Exercise description
Reproduce all the material exactly, minus any pictures it holds.

— START Source material —

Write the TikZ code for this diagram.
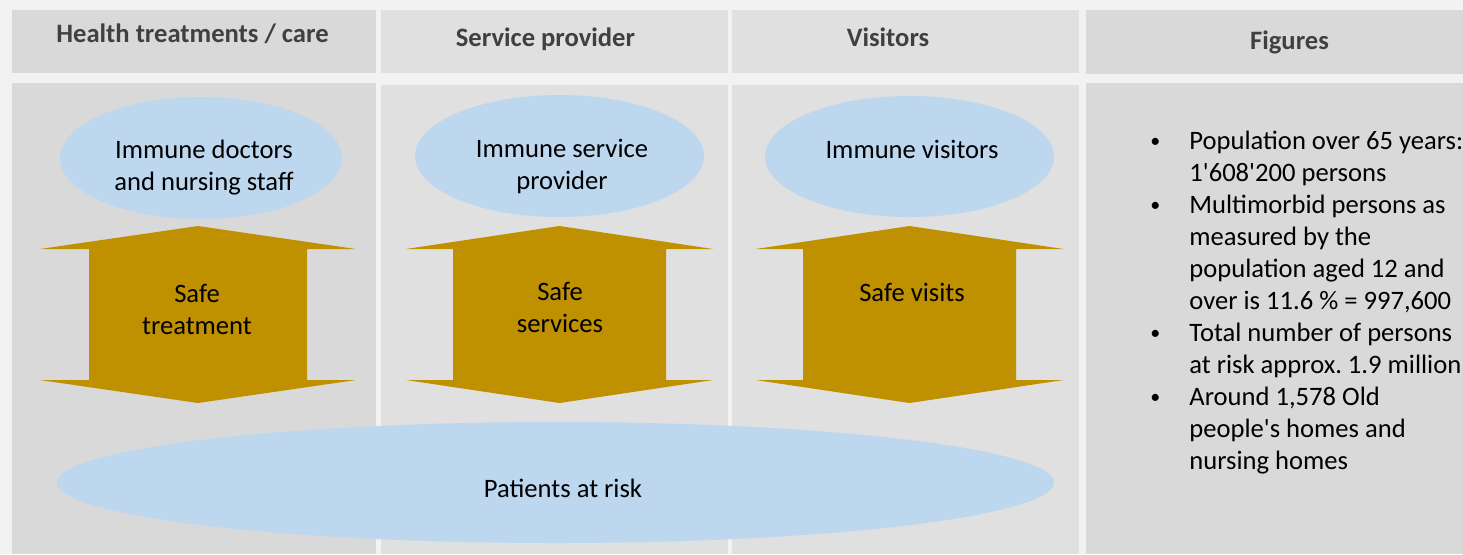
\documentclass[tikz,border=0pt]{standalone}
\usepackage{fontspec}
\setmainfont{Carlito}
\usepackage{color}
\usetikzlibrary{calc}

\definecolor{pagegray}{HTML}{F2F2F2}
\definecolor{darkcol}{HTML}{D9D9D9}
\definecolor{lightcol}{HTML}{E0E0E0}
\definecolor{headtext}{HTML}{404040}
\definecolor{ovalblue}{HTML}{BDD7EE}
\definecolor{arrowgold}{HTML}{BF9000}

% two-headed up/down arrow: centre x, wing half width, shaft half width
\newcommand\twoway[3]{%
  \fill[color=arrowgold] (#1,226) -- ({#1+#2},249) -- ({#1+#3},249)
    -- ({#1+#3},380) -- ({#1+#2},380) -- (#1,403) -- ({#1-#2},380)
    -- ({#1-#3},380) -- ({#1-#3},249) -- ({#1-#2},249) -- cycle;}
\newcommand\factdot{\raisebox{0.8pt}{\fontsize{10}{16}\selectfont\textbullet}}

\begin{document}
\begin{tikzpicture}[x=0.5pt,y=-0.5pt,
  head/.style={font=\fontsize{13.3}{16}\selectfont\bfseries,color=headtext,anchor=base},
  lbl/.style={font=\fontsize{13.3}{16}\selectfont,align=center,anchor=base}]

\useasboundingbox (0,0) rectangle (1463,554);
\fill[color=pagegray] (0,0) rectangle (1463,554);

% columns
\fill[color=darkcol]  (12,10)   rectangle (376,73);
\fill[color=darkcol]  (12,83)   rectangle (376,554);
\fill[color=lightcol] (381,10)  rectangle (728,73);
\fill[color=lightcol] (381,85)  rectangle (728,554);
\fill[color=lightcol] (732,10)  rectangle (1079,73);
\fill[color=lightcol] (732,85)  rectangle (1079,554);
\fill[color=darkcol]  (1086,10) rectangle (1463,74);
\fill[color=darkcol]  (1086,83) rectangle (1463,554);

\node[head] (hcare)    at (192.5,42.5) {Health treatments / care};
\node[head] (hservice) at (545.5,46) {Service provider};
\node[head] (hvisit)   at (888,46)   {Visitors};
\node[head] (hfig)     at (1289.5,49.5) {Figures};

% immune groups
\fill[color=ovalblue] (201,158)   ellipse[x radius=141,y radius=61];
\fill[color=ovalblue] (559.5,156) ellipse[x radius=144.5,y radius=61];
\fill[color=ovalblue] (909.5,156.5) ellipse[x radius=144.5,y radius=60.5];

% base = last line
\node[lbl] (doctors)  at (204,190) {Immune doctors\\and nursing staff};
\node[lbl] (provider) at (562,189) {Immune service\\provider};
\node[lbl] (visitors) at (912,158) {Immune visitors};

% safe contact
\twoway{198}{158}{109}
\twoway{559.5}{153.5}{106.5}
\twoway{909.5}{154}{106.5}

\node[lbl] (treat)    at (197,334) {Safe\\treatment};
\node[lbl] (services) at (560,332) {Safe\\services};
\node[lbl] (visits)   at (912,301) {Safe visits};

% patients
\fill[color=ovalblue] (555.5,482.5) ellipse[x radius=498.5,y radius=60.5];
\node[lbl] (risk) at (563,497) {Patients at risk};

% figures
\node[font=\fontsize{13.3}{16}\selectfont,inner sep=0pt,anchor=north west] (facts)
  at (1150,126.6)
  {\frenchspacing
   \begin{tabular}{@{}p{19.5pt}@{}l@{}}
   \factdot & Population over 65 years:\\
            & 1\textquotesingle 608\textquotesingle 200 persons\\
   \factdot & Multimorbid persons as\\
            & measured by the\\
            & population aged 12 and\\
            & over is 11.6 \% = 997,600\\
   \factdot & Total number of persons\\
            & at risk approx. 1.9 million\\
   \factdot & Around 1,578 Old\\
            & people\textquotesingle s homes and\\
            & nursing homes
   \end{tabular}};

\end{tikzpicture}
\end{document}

— END Source material —

Solved problem
Write the TikZ code for this diagram.
\documentclass[tikz,border=0pt]{standalone}
\usepackage{fontspec}
\setmainfont{Carlito}
\usepackage{color}
\usetikzlibrary{calc}

\definecolor{pagegray}{HTML}{F2F2F2}
\definecolor{darkcol}{HTML}{D9D9D9}
\definecolor{lightcol}{HTML}{E0E0E0}
\definecolor{headtext}{HTML}{404040}
\definecolor{ovalblue}{HTML}{BDD7EE}
\definecolor{arrowgold}{HTML}{BF9000}

% two-headed up/down arrow: centre x, wing half width, shaft half width
\newcommand\twoway[3]{%
  \fill[color=arrowgold] (#1,226) -- ({#1+#2},249) -- ({#1+#3},249)
    -- ({#1+#3},380) -- ({#1+#2},380) -- (#1,403) -- ({#1-#2},380)
    -- ({#1-#3},380) -- ({#1-#3},249) -- ({#1-#2},249) -- cycle;}
\newcommand\factdot{\raisebox{0.8pt}{\fontsize{10}{16}\selectfont\textbullet}}

\begin{document}
\begin{tikzpicture}[x=0.5pt,y=-0.5pt,
  head/.style={font=\fontsize{13.3}{16}\selectfont\bfseries,color=headtext,anchor=base},
  lbl/.style={font=\fontsize{13.3}{16}\selectfont,align=center,anchor=base}]

\useasboundingbox (0,0) rectangle (1463,554);
\fill[color=pagegray] (0,0) rectangle (1463,554);

% columns
\fill[color=darkcol]  (12,10)   rectangle (376,73);
\fill[color=darkcol]  (12,83)   rectangle (376,554);
\fill[color=lightcol] (381,10)  rectangle (728,73);
\fill[color=lightcol] (381,85)  rectangle (728,554);
\fill[color=lightcol] (732,10)  rectangle (1079,73);
\fill[color=lightcol] (732,85)  rectangle (1079,554);
\fill[color=darkcol]  (1086,10) rectangle (1463,74);
\fill[color=darkcol]  (1086,83) rectangle (1463,554);

\node[head] (hcare)    at (192.5,42.5) {Health treatments / care};
\node[head] (hservice) at (545.5,46) {Service provider};
\node[head] (hvisit)   at (888,46)   {Visitors};
\node[head] (hfig)     at (1289.5,49.5) {Figures};

% immune groups
\fill[color=ovalblue] (201,158)   ellipse[x radius=141,y radius=61];
\fill[color=ovalblue] (559.5,156) ellipse[x radius=144.5,y radius=61];
\fill[color=ovalblue] (909.5,156.5) ellipse[x radius=144.5,y radius=60.5];

% base = last line
\node[lbl] (doctors)  at (204,190) {Immune doctors\\and nursing staff};
\node[lbl] (provider) at (562,189) {Immune service\\provider};
\node[lbl] (visitors) at (912,158) {Immune visitors};

% safe contact
\twoway{198}{158}{109}
\twoway{559.5}{153.5}{106.5}
\twoway{909.5}{154}{106.5}

\node[lbl] (treat)    at (197,334) {Safe\\treatment};
\node[lbl] (services) at (560,332) {Safe\\services};
\node[lbl] (visits)   at (912,301) {Safe visits};

% patients
\fill[color=ovalblue] (555.5,482.5) ellipse[x radius=498.5,y radius=60.5];
\node[lbl] (risk) at (563,497) {Patients at risk};

% figures
\node[font=\fontsize{13.3}{16}\selectfont,inner sep=0pt,anchor=north west] (facts)
  at (1150,126.6)
  {\frenchspacing
   \begin{tabular}{@{}p{19.5pt}@{}l@{}}
   \factdot & Population over 65 years:\\
            & 1\textquotesingle 608\textquotesingle 200 persons\\
   \factdot & Multimorbid persons as\\
            & measured by the\\
            & population aged 12 and\\
            & over is 11.6 \% = 997,600\\
   \factdot & Total number of persons\\
            & at risk approx. 1.9 million\\
   \factdot & Around 1,578 Old\\
            & people\textquotesingle s homes and\\
            & nursing homes
   \end{tabular}};

\end{tikzpicture}
\end{document}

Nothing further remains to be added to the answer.